Après la tension et les efforts de sobriété, RTE en ordre de marche pour accompagner le virage vers l’électrification

Après une année 2022 complexe pour le secteur de l’énergie, la production d’électricité renoue avec la croissance en 2023 en Auvergne-Rhône-Alpes. Le fruit de multiples facteurs : résolution de problèmes structurels, climat favorable ou encore agrandissement des parcs d’énergie renouvelable. Des signaux de bon augure pour le Réseau de Transport d'Electricité (RTE) qui se prépare d’ores et déjà à la montée en puissance de l’électrification dans le cadre de l’objectif de neutralité carbone que l'Hexagone doit atteindre d’ici à 2050.
La production d'électricité affiche une croissance de 13% en Auvergne-Rhône-Alpes en 2023. Et cela, dans un contexte de transition énergétique où l'électricité devrait atteindre 55% de la consommation énergétique en 2050 selon RTE.
La production d'électricité affiche une croissance de 13% en Auvergne-Rhône-Alpes en 2023. Et cela, dans un contexte de transition énergétique où l'électricité devrait atteindre 55% de la consommation énergétique en 2050 selon RTE. (Crédits : RTE)

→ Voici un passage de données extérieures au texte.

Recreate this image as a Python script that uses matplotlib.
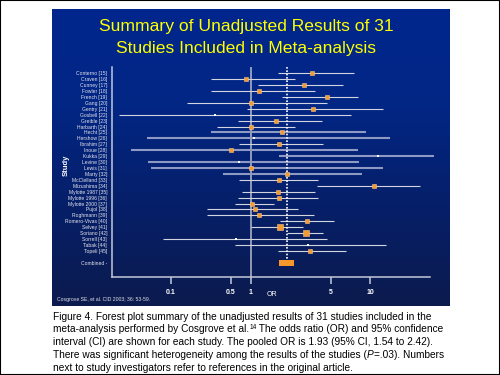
import numpy as np
import matplotlib.pyplot as plt
from matplotlib.patches import Rectangle
from matplotlib.colors import LinearSegmentedColormap

plt.rcParams['font.family'] = ['Liberation Sans', 'DejaVu Sans']

# data
studies = ['Conterno [15]', 'Craven [16]', 'Cunney [17]', 'Fowler [18]', 'French [19]',
           'Gang [20]', 'Gentry [21]', 'Gosbell [22]', 'Greible [23]', 'Harbarth [24]',
           'Hecht [25]', 'Hershow [26]', 'Ibrahim [27]', 'Inoue [28]', 'Kukka [29]',
           'Levine [30]', 'Lewis [31]', 'Marty [32]', 'McClelland [33]', 'Mizushima [34]',
           'Mylotte 1987 [35]', 'Mylotte 1996 [36]', 'Mylotte 2000 [37]', 'Pujol [38]',
           'Roghmann [39]', 'Romero-Vivas [40]', 'Selvey [41]', 'Soriano [42]',
           'Sorrell [43]', 'Tabak [44]', 'Topeli [45]']
odds_ratio = [3.41, 0.84, 2.90, 1.17, 4.61, 1.00, 3.48, 0.33, 1.65, 1.00,
              1.87, 1.06, 1.76, 0.50, 11.4, 0.66, 1.00, 2.06, 1.76, 10.6,
              1.72, 1.76, 1.02, 1.08, 1.17, 3.09, 1.79, 3.02, 0.60, 3.15, 3.28]
ci_low = [1.72, 0.29, 1.16, 0.29, 1.87, 0.154, 0.87, 0.025, 0.64, 0.34,
          0.29, 0.053, 0.66, 0.034, 1.76, 0.054, 0.059, 0.40, 0.66, 3.77,
          0.73, 0.64, 0.57, 0.26, 0.26, 1.79, 1.00, 2.06, 0.081, 0.57, 1.72]
ci_high = [7.49, 2.42, 6.17, 3.62, 8.03, 4.61, 12.45, 7.10, 4.17, 2.42,
           9.24, 14.1, 4.26, 8.03, 30.5, 8.17, 12.45, 8.61, 3.85, 23.8,
           3.62, 3.85, 1.59, 2.60, 3.55, 5.27, 2.85, 4.26, 4.61, 13.1, 6.51]
pooled_or = 2.05
pooled_low, pooled_high = 1.76, 2.38

tick_vals = [0.1, 0.5, 1, 5, 10]
tick_labels = ['0.1', '0.5', '1', '5', '10']

# caption lines as runs of (text, kind): kind is '', 'sup' or 'it'
caption = [
    [('Figure 4. Forest plot summary of the unadjusted results of 31 studies included in the', '')],
    [('meta-analysis performed by Cosgrove et al.', ''), ('14', 'sup'),
     (' The odds ratio (OR) and 95% confidence', '')],
    [('interval (CI) are shown for each study. The pooled OR is 1.93 (95% CI, 1.54 to 2.42).', '')],
    [('There was significant heterogeneity among the results of the studies (', ''), ('P', 'it'),
     ('=.03). Numbers', '')],
    [('next to study investigators refer to references in the original article.', '')],
]

# styling groups
wide_rows = {'Hecht [25]', 'Hershow [26]', 'Inoue [28]', 'Kukka [29]',
             'Levine [30]', 'Lewis [31]', 'Marty [32]'}
white_marks = {'Gosbell [22]', 'Hershow [26]', 'Kukka [29]', 'Levine [30]',
               'Sorrell [43]', 'Tabak [44]'}
big_marks = {'Romero-Vivas [40]': 3.0, 'Selvey [41]': 3.8, 'Soriano [42]': 3.8}

# the slide's axis is not a true log axis, so use a piecewise log scale through its ticks
knot_log = np.log10([0.01, 0.1, 0.5, 1, 5, 10, 100])
knot_pos = [85.2, 171, 231, 251, 331, 370.5, 501.7]


def fwd(x):
    return np.interp(np.log10(np.clip(x, 1e-9, None)), knot_log, knot_pos)


def inv(p):
    return 10 ** np.interp(p, knot_pos, knot_log)


fig = plt.figure(figsize=(5, 3.75), dpi=100)
fig.patch.set_facecolor('white')

# blue slide background
bg = fig.add_axes([52 / 500, 1 - 306 / 375, 398 / 500, 297 / 375])
cmap = LinearSegmentedColormap.from_list('slide', ['#00278e', '#022684', '#061f68', '#0c1b4e'])
bg.imshow(np.linspace(0, 1, 256)[:, None], aspect='auto', cmap=cmap, extent=[0, 1, 0, 1])
bg.axis('off')

ax = fig.add_axes([112 / 500, 1 - 277 / 375, 318 / 500, 210 / 375])
ax.set_facecolor('none')
ax.set_xscale('function', functions=(fwd, inv))

y_comb = len(studies) + 1
for i, name in enumerate(studies):
    wide = name in wide_rows
    ax.hlines(i, ci_low[i], ci_high[i], colors='#8f9ac4' if wide else '#d2d5e0',
              lw=1.5 if wide else 0.8, clip_on=False, zorder=3)

ax.axvline(1, color='#b8bccf', lw=1.1, zorder=2)
ax.vlines(pooled_or, -1.0, y_comb - 0.5, colors='white', linestyles=(0, (1, 1)),
          lw=1.2, zorder=4)

for i, name in enumerate(studies):
    if name in white_marks:
        ax.plot(odds_ratio[i], i, 's', ms=1.6, mfc='white', mec='white', mew=0, zorder=5)
    else:
        ax.plot(odds_ratio[i], i, 's', ms=big_marks.get(name, 2.2), mfc='#f59a2e',
                mec='#f8c48a', mew=0.4, zorder=5)

ax.barh(y_comb, pooled_high - pooled_low, left=pooled_low, height=0.95,
        color='#f7962a', zorder=5)

ax.set_xlim(0.0206, 28.4)
ax.set_ylim(34.41, -1.064)

for s in ['top', 'right']:
    ax.spines[s].set_visible(False)
for s in ['left', 'bottom']:
    ax.spines[s].set_color('#c4c8d8')
    ax.spines[s].set_linewidth(1.1)

ax.set_yticks(list(range(len(studies))) + [y_comb])
ax.set_yticklabels(studies + ['Combined -'], fontsize=3.6, color='#e4e4ec')
ax.tick_params(axis='y', length=0, pad=3.5)
ax.set_xticks(tick_vals)
ax.set_xticklabels(tick_labels, fontsize=5, fontweight='bold', color='white')
ax.xaxis.set_minor_locator(plt.NullLocator())
ax.tick_params(axis='x', direction='out', length=5, width=1.1, color='#c4c8d8', pad=4)

fig.text(246 / 500, 1 - 27 / 375, 'Summary of Unadjusted Results of 31',
         ha='center', va='center', color='#ffff00', fontsize=12.6)
fig.text(246 / 500, 1 - 48 / 375, 'Studies Included in Meta-analysis',
         ha='center', va='center', color='#ffff00', fontsize=12.6)
fig.text(66 / 500, 1 - 165 / 375, 'Study', rotation=90, ha='center', va='center',
         color='white', fontsize=5.5, fontweight='bold')
fig.text(272 / 500, 1 - 294 / 375, 'OR', ha='center', va='center', color='white', fontsize=5)
fig.text(57 / 500, 1 - 300 / 375, 'Cosgrove SE, et al. CID 2003; 36: 53-59.',
         ha='left', va='center', color='#e0e0e8', fontsize=3.7)

# caption: draw each run after the previous one so the superscript / italic sit inline
renderer = fig.canvas.get_renderer()
for k, runs in enumerate(caption):
    x = 53
    base = 319.8 + 12.7 * k
    for txt, kind in runs:
        size = 4.8 if kind == 'sup' else 7.3
        rise = 3.6 if kind == 'sup' else 0
        t = fig.text(x / 500, 1 - (base - rise) / 375, txt, ha='left', va='baseline',
                     color='black', fontsize=size,
                     style='italic' if kind == 'it' else 'normal')
        x = t.get_window_extent(renderer).x1

fig.add_artist(Rectangle((0, 0), 1, 1, transform=fig.transFigure, fill=False,
                         ec='black', lw=1.5))

fig.savefig('out.png', dpi=100)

« Après un contexte très défavorable en 2022, année marquée par trois crises énergétiques indépendantes et simultanées (du gaz, du nucléaire, de l'hydraulique), l'année 2023 traduit un nouvel équilibre pour le système électrique, dans lequel les craintes sur la sécurité d'alimentation se sont résorbées », introduit François Chaumont, délégué du Réseau de Transport d'Electricité (RTE) en Auvergne-Rhône-Alpes.

L'année 2023 s'inscrit ainsi dans la continuité de 2022, qui avait déjà été marquée par une diminution importante de la consommation électrique. « Par rapport à une période hors crise 2014-2019, nous observons en effet un retrait de la consommation de 6,8% en France en 2023 », pointe le délégué RTE. Et de 4,8% entre 2022 et 2023.

Un phénomène qui s'explique notamment par « les efforts de sobriété réalisés par les Français, les industriels et les collectivités ».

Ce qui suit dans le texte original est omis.